Resolving of some special host very slow

Hello,

today we discovered a hostname which is very slow to resolv with Unbound 1.4.21 as validating resolver. It works fine with all knid of other resolvers and oddly enough even with another Unbound instance.
The host in question is esta.cbp.dhs.gov and resolve time after it is not in the cache range from around 2 to 5 seconds. I have take a tcpdump and can only see that the first answer come much faster but Unbound keeps asking for the same A record on different nameservers again and again.

Any idea what is going wrong?

Thanks

Andreas

Noticing the same issue:

[root@lasciel system]# time dig esta.cbp.dhs.gov @::1

; <<>> DiG 9.9.2-P2 <<>> esta.cbp.dhs.gov @::1
;; global options: +cmd
;; Got answer:
;; ->>HEADER<<- opcode: QUERY, status: NOERROR, id: 33583
;; flags: qr rd ra; QUERY: 1, ANSWER: 1, AUTHORITY: 0, ADDITIONAL: 1

;; OPT PSEUDOSECTION:
; EDNS: version: 0, flags:; udp: 4096
;; QUESTION SECTION:
;esta.cbp.dhs.gov. IN A

;; ANSWER SECTION:
esta.cbp.dhs.gov. 900 IN A 216.81.87.20

;; Query time: 2097 msec
;; SERVER: ::1#53(::1)
;; WHEN: Wed Mar 5 12:42:40 2014
;; MSG SIZE rcvd: 61

real 0m12.201s
user 0m0.060s
sys 0m0.010s

[root@ferrovax ~]# time dig esta.cbp.dhs.gov

; <<>> DiG 9.9.5 <<>> esta.cbp.dhs.gov
;; global options: +cmd
;; Got answer:
;; ->>HEADER<<- opcode: QUERY, status: NOERROR, id: 14872
;; flags: qr rd ra; QUERY: 1, ANSWER: 1, AUTHORITY: 8, ADDITIONAL: 1

;; OPT PSEUDOSECTION:
; EDNS: version: 0, flags:; udp: 4096
;; QUESTION SECTION:
;esta.cbp.dhs.gov. IN A

;; ANSWER SECTION:
esta.cbp.dhs.gov. 900 IN A 216.81.87.20

;; AUTHORITY SECTION:
dhs.gov. 86398 IN NS use1.akam.net.
dhs.gov. 86398 IN NS use3.akam.net.
dhs.gov. 86398 IN NS usw4.akam.net.
dhs.gov. 86398 IN NS asia2.akam.net.
dhs.gov. 86398 IN NS eur2.akam.net.
dhs.gov. 86398 IN NS usc2.akam.net.
dhs.gov. 86398 IN NS usw3.akam.net.
dhs.gov. 86398 IN NS asia3.akam.net.

;; Query time: 2406 msec
;; SERVER: ::1#53(::1)
;; WHEN: Wed Mar 05 17:43:57 UTC 2014
;; MSG SIZE rcvd: 223

real 0m2.519s
user 0m0.009s
sys 0m0.103s

First one is against an unbound instance, second is against a BIND instance.

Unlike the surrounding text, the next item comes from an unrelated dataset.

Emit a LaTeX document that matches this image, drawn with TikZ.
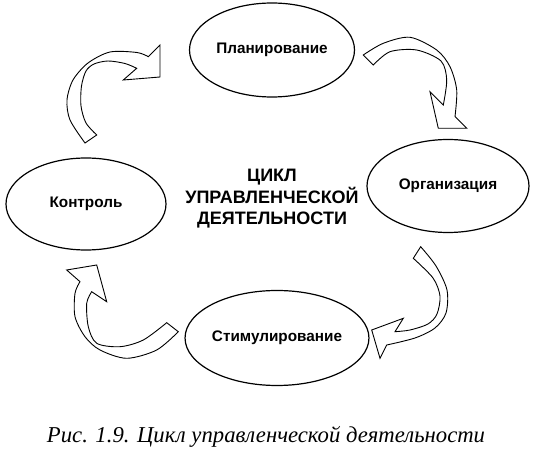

Perhaps one of the authoritative NSes are slow to respond for whatever
reason?

Zitat von staticsafe <me@staticsafe.ca>:

Hello,

today we discovered a hostname which is very slow to resolv with Unbound
1.4.21 as validating resolver. It works fine with all knid of other
resolvers and oddly enough even with another Unbound instance.
The host in question is esta.cbp.dhs.gov and resolve time after it is
not in the cache range from around 2 to 5 seconds. I have take a tcpdump
and can only see that the first answer come much faster but Unbound
keeps asking for the same A record on different nameservers again and
again.

Any idea what is going wrong?

Thanks

Andreas

Noticing the same issue:

[root@lasciel system]# time dig esta.cbp.dhs.gov @::1

; <<>> DiG 9.9.2-P2 <<>> esta.cbp.dhs.gov @::1
;; global options: +cmd
;; Got answer:
;; ->>HEADER<<- opcode: QUERY, status: NOERROR, id: 33583
;; flags: qr rd ra; QUERY: 1, ANSWER: 1, AUTHORITY: 0, ADDITIONAL: 1

;; OPT PSEUDOSECTION:
; EDNS: version: 0, flags:; udp: 4096
;; QUESTION SECTION:
;esta.cbp.dhs.gov. IN A

;; ANSWER SECTION:
esta.cbp.dhs.gov. 900 IN A 216.81.87.20

;; Query time: 2097 msec
;; SERVER: ::1#53(::1)
;; WHEN: Wed Mar 5 12:42:40 2014
;; MSG SIZE rcvd: 61

real 0m12.201s
user 0m0.060s
sys 0m0.010s

[root@ferrovax ~]# time dig esta.cbp.dhs.gov

; <<>> DiG 9.9.5 <<>> esta.cbp.dhs.gov
;; global options: +cmd
;; Got answer:
;; ->>HEADER<<- opcode: QUERY, status: NOERROR, id: 14872
;; flags: qr rd ra; QUERY: 1, ANSWER: 1, AUTHORITY: 8, ADDITIONAL: 1

;; OPT PSEUDOSECTION:
; EDNS: version: 0, flags:; udp: 4096
;; QUESTION SECTION:
;esta.cbp.dhs.gov. IN A

;; ANSWER SECTION:
esta.cbp.dhs.gov. 900 IN A 216.81.87.20

;; AUTHORITY SECTION:
dhs.gov. 86398 IN NS use1.akam.net.
dhs.gov. 86398 IN NS use3.akam.net.
dhs.gov. 86398 IN NS usw4.akam.net.
dhs.gov. 86398 IN NS asia2.akam.net.
dhs.gov. 86398 IN NS eur2.akam.net.
dhs.gov. 86398 IN NS usc2.akam.net.
dhs.gov. 86398 IN NS usw3.akam.net.
dhs.gov. 86398 IN NS asia3.akam.net.

;; Query time: 2406 msec
;; SERVER: ::1#53(::1)
;; WHEN: Wed Mar 05 17:43:57 UTC 2014
;; MSG SIZE rcvd: 223

real 0m2.519s
user 0m0.009s
sys 0m0.103s

First one is against an unbound instance, second is against a BIND instance.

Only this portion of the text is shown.